-- Instructions for the task --
The lines from the top of the material through the line with "(0,0) rectangle (895,863);" are to be set down exactly. Leave the pictures out.

-- Given material --
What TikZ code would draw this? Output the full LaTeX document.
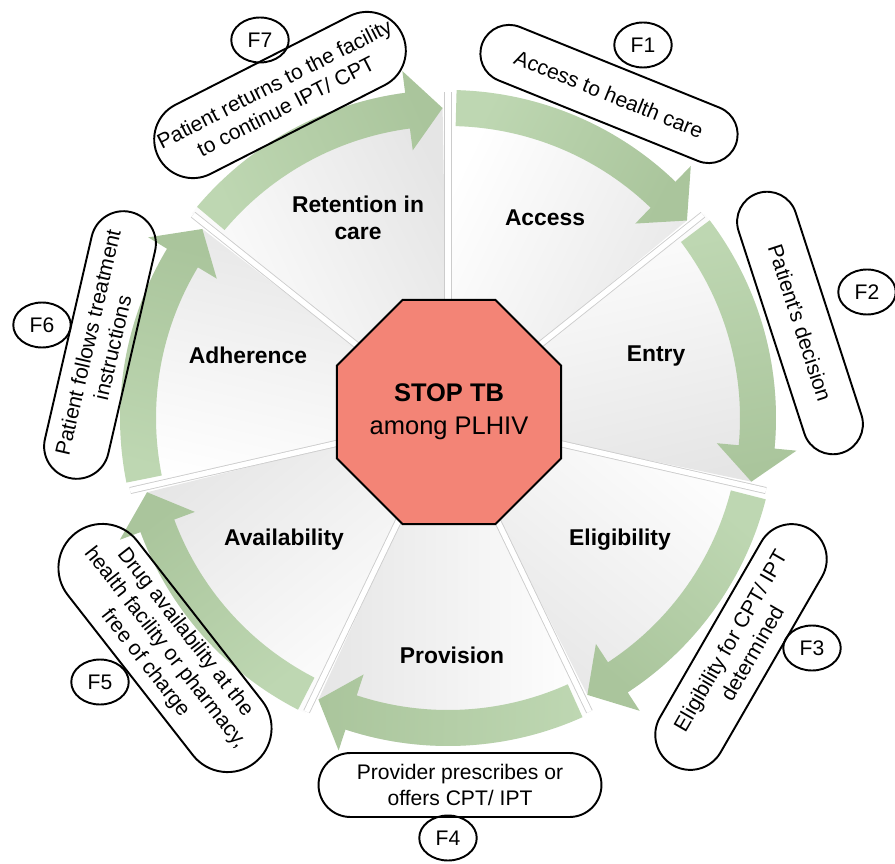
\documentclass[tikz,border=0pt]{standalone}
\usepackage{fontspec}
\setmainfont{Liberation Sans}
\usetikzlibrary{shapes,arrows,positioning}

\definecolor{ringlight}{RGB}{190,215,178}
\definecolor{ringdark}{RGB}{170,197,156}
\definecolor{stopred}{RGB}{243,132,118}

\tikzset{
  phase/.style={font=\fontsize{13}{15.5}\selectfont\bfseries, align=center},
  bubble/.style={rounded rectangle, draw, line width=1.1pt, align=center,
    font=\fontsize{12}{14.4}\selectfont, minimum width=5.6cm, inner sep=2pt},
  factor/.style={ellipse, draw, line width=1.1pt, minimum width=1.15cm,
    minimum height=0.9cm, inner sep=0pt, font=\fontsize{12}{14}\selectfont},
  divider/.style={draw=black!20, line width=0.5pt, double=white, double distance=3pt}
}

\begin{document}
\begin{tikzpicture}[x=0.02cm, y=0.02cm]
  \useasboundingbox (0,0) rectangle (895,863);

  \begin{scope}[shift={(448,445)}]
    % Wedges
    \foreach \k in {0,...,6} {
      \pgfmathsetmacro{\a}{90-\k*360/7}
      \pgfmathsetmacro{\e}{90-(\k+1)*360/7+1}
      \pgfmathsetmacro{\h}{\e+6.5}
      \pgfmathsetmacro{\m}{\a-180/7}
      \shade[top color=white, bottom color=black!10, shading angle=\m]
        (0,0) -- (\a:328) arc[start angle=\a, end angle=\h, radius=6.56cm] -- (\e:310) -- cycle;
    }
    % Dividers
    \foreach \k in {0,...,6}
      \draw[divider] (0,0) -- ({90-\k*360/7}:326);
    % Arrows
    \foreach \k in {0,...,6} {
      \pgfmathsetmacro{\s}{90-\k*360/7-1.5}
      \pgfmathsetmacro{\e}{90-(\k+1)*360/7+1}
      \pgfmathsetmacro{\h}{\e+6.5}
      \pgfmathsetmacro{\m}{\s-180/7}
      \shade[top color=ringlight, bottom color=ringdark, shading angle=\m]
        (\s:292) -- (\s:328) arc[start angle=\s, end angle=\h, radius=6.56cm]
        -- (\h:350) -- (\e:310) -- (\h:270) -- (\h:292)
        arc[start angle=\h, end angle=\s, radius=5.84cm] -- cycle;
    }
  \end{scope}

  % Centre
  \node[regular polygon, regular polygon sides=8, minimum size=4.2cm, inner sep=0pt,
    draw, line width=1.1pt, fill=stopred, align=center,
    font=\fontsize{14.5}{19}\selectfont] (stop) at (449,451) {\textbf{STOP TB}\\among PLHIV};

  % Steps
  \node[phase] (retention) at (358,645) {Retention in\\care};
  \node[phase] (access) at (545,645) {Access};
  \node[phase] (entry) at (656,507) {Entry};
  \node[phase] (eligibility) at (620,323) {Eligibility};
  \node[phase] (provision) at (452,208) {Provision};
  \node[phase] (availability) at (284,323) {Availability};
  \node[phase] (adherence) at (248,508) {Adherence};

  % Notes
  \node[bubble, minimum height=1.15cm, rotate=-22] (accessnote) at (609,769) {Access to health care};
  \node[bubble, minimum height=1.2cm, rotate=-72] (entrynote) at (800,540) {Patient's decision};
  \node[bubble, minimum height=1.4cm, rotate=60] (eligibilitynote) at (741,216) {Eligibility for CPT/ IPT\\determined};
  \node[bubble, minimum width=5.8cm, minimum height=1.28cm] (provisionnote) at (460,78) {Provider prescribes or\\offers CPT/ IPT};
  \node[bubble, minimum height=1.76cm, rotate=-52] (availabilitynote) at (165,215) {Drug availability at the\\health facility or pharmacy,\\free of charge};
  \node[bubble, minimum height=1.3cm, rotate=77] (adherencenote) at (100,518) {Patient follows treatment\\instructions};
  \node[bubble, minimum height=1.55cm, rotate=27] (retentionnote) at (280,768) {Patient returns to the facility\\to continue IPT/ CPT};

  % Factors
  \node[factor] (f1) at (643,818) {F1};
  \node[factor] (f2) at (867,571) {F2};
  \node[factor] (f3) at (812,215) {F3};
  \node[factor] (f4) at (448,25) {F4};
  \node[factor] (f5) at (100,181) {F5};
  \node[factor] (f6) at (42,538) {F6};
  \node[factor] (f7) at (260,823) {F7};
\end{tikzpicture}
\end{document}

-- Full solution --
What TikZ code would draw this? Output the full LaTeX document.
\documentclass[tikz,border=0pt]{standalone}
\usepackage{fontspec}
\setmainfont{Liberation Sans}
\usetikzlibrary{shapes,arrows,positioning}

\definecolor{ringlight}{RGB}{190,215,178}
\definecolor{ringdark}{RGB}{170,197,156}
\definecolor{stopred}{RGB}{243,132,118}

\tikzset{
  phase/.style={font=\fontsize{13}{15.5}\selectfont\bfseries, align=center},
  bubble/.style={rounded rectangle, draw, line width=1.1pt, align=center,
    font=\fontsize{12}{14.4}\selectfont, minimum width=5.6cm, inner sep=2pt},
  factor/.style={ellipse, draw, line width=1.1pt, minimum width=1.15cm,
    minimum height=0.9cm, inner sep=0pt, font=\fontsize{12}{14}\selectfont},
  divider/.style={draw=black!20, line width=0.5pt, double=white, double distance=3pt}
}

\begin{document}
\begin{tikzpicture}[x=0.02cm, y=0.02cm]
  \useasboundingbox (0,0) rectangle (895,863);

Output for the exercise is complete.